The end of the war, however, didn't come through a great victory or a glorious conquest, but by treachery. Three Iberian emissaries named Audax, Minurus and Ditalcus, upon returning from a meeting with Caepio, murdered Viriathus in his camp, apparently in the belief they would receive great lands and riches in exchange for their service to Rome. The outcome of this action was bitter to everybody, as instead of receiving any reward, the three were kicked out by Caepio at the voice of "Rome doesn't pay traitors", while the Roman general himself was refused his triumph by the Senate for the conspiracy. Anyway, it effectively ended the Lusitanian resistance, with Viriathus's successor Tautalus being defeated in Saguntum and forced to sign peace with Caepio. The Iberian Peninsula would not be completely pacified until the era of Augustus, but it would never saw again an uprising of the caliber shown by its fallen hero.
The Celtiberian Wars happened more or at the same time as the Lusitanian War. Although they took place in a different part of the Iberian Peninsule and their forces were never strongly associated to Viriathus, it's impossible to understand either conflict without their relationship to each other. As mentioned earlier, Numantia was perhaps the Ur-Example of Undefeatable Little Village, and that was its role for most of the Roman wars in Hispania: while Viriathus and company roamed the peninsula with the goal to sack enemy settlements and destroy their military forces, the Numantines remained pinned inside their terrains, though successfully resisting all attempts of conquest.
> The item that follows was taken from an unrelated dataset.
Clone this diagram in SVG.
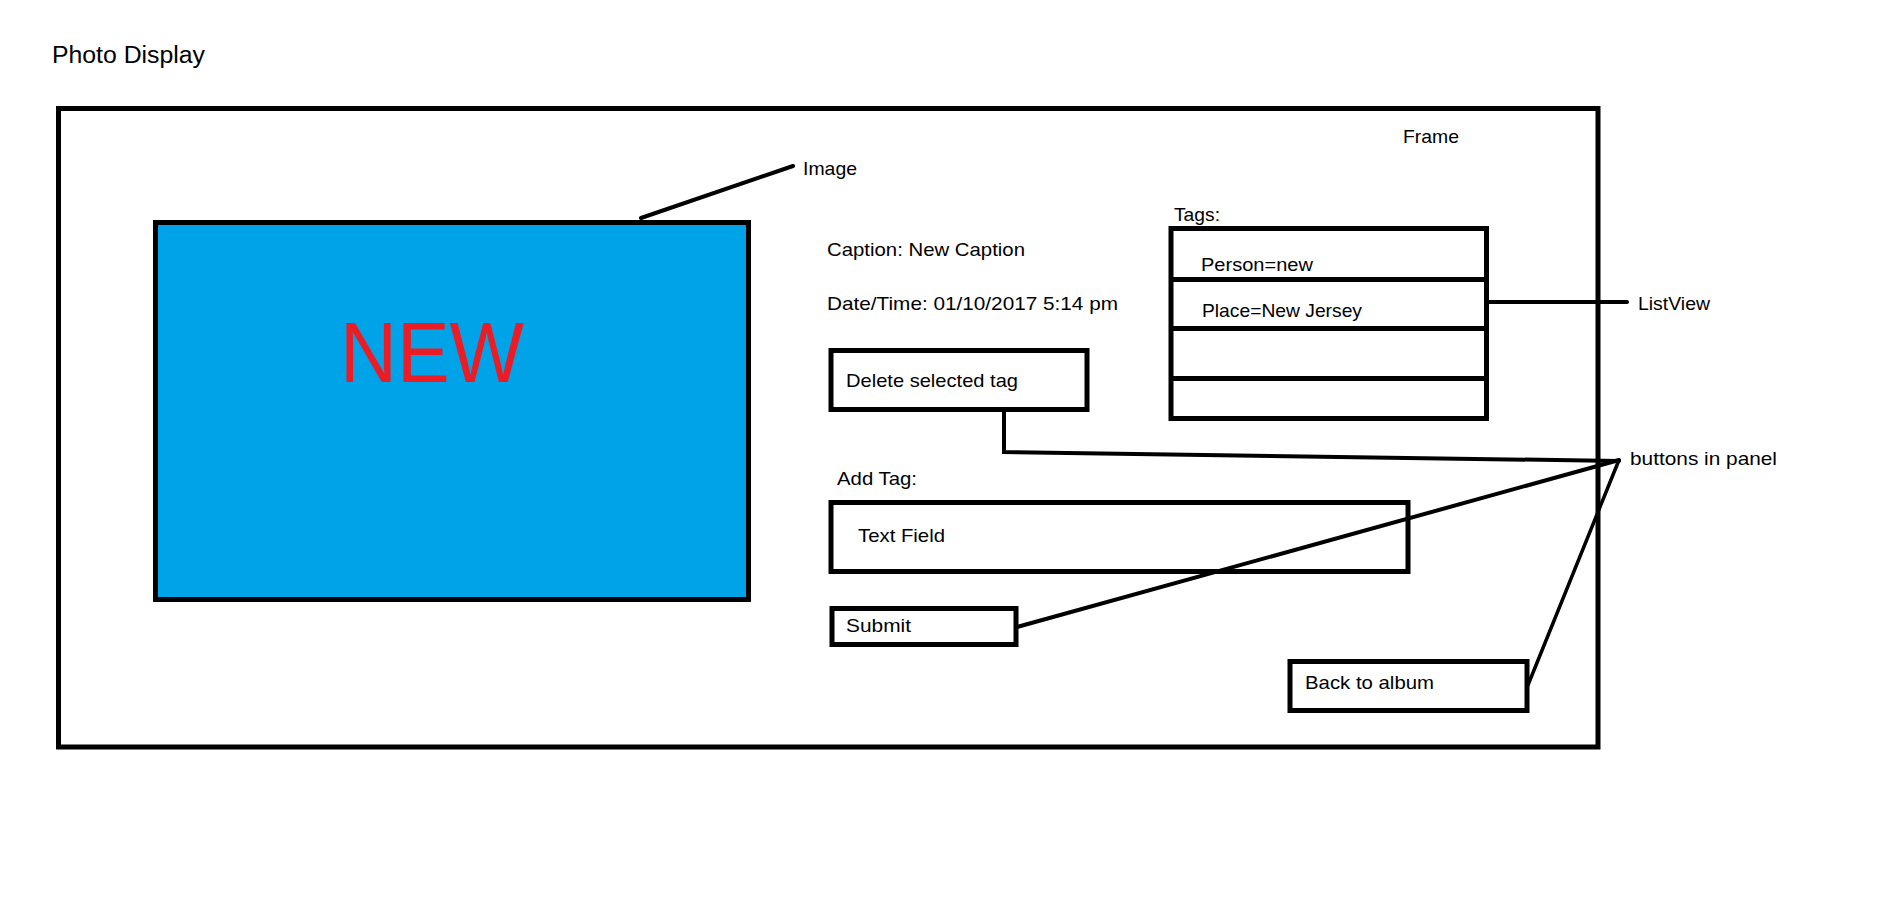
<svg xmlns="http://www.w3.org/2000/svg" width="1895" height="901" viewBox="0 0 1895 901">
<style>
text{font-family:"Liberation Sans",Arial,sans-serif;fill:#000;font-size:19px}
.title{font-size:23px}
.big{font-size:86px;fill:#ED1C24}
.box{fill:#fff;stroke:#000;stroke-width:5}
.ln{fill:none;stroke:#000;stroke-width:4;stroke-linecap:round;stroke-linejoin:miter}
</style>
<rect width="1895" height="901" fill="#fff"/>
<g id="title"><text class="title" x="52" y="63" textLength="153" lengthAdjust="spacingAndGlyphs">Photo Display</text></g>
<g id="frame">
<rect x="58.5" y="108.5" width="1539.5" height="638.5" fill="#fff" stroke="#000" stroke-width="5"/>
<text x="1403" y="143" textLength="56" lengthAdjust="spacingAndGlyphs">Frame</text>
</g>
<g id="image">
<rect x="155.5" y="222.5" width="593" height="377" fill="#00A2E8" stroke="#000" stroke-width="5"/>
<text class="big" x="340" y="382" textLength="184" lengthAdjust="spacingAndGlyphs">NEW</text>
</g>
<g id="image-label"><text x="803" y="175" textLength="54" lengthAdjust="spacingAndGlyphs">Image</text></g>
<g id="caption"><text x="827" y="256" textLength="198" lengthAdjust="spacingAndGlyphs">Caption: New Caption</text></g>
<g id="datetime"><text x="827" y="310" textLength="291" lengthAdjust="spacingAndGlyphs">Date/Time: 01/10/2017 5:14 pm</text></g>
<g id="listview">
<text x="1174" y="221" textLength="46" lengthAdjust="spacingAndGlyphs">Tags:</text>
<rect class="box" x="1171" y="228.5" width="315.5" height="190"/>
<line x1="1171" y1="279.5" x2="1486.5" y2="279.5" stroke="#000" stroke-width="5"/>
<line x1="1171" y1="328.5" x2="1486.5" y2="328.5" stroke="#000" stroke-width="5"/>
<line x1="1171" y1="378.5" x2="1486.5" y2="378.5" stroke="#000" stroke-width="5"/>
<text x="1201" y="271" textLength="112" lengthAdjust="spacingAndGlyphs">Person=new</text>
<text x="1202" y="317" textLength="160" lengthAdjust="spacingAndGlyphs">Place=New Jersey</text>
</g>
<g id="listview-label"><text x="1638" y="310" textLength="72" lengthAdjust="spacingAndGlyphs">ListView</text></g>
<g id="delete-btn">
<rect class="box" x="831" y="350.5" width="256" height="59"/>
<text x="846" y="387" textLength="172" lengthAdjust="spacingAndGlyphs">Delete selected tag</text>
</g>
<g id="add-tag"><text x="837" y="485" textLength="80" lengthAdjust="spacingAndGlyphs">Add Tag:</text></g>
<g id="text-field">
<rect class="box" x="831" y="502.5" width="577" height="69"/>
<text x="858" y="542" textLength="87" lengthAdjust="spacingAndGlyphs">Text Field</text>
</g>
<g id="submit-btn">
<rect class="box" x="832" y="608.5" width="184" height="36"/>
<text x="846" y="632" textLength="65" lengthAdjust="spacingAndGlyphs">Submit</text>
</g>
<g id="back-btn">
<rect class="box" x="1290" y="661.5" width="237" height="49"/>
<text x="1305" y="689" textLength="129" lengthAdjust="spacingAndGlyphs">Back to album</text>
</g>
<g id="buttons-label"><text x="1630" y="465" textLength="147" lengthAdjust="spacingAndGlyphs">buttons in panel</text></g>
<g id="connectors">
<line class="ln" x1="641" y1="218" x2="793" y2="166"/>
<line class="ln" x1="1488" y1="302" x2="1627" y2="302"/>
<polyline class="ln" points="1004,412 1004,452 1619,461"/>
<line class="ln" x1="1017" y1="627" x2="1619" y2="460"/>
<line class="ln" x1="1528" y1="685" x2="1619" y2="460" style="stroke-width:3.5"/>
</g>
</svg>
When Scipio Aemilianus finally broke their resistance by means of a ludicrously severe siege, they were the last great Spanish faction to fall in the war.
- The Spanish TV series Hispania is based in Viriathus's life, although very loosely.
- The History Channel's series Barbarians Rising dedicated a segment to Viriathus and his rebellion.
- João Aguiar's historical novel A Voz dos Deuses covers Viriathus' participation in the war from beginning to end.
- Spanish Folk Metal band Salduie has a couple songs about Viriathus and his war.
- The Imperivm videogame franchise feature the Lusitanian Wars in its third installment, as well as a sort of appearance of Viriathus in the second.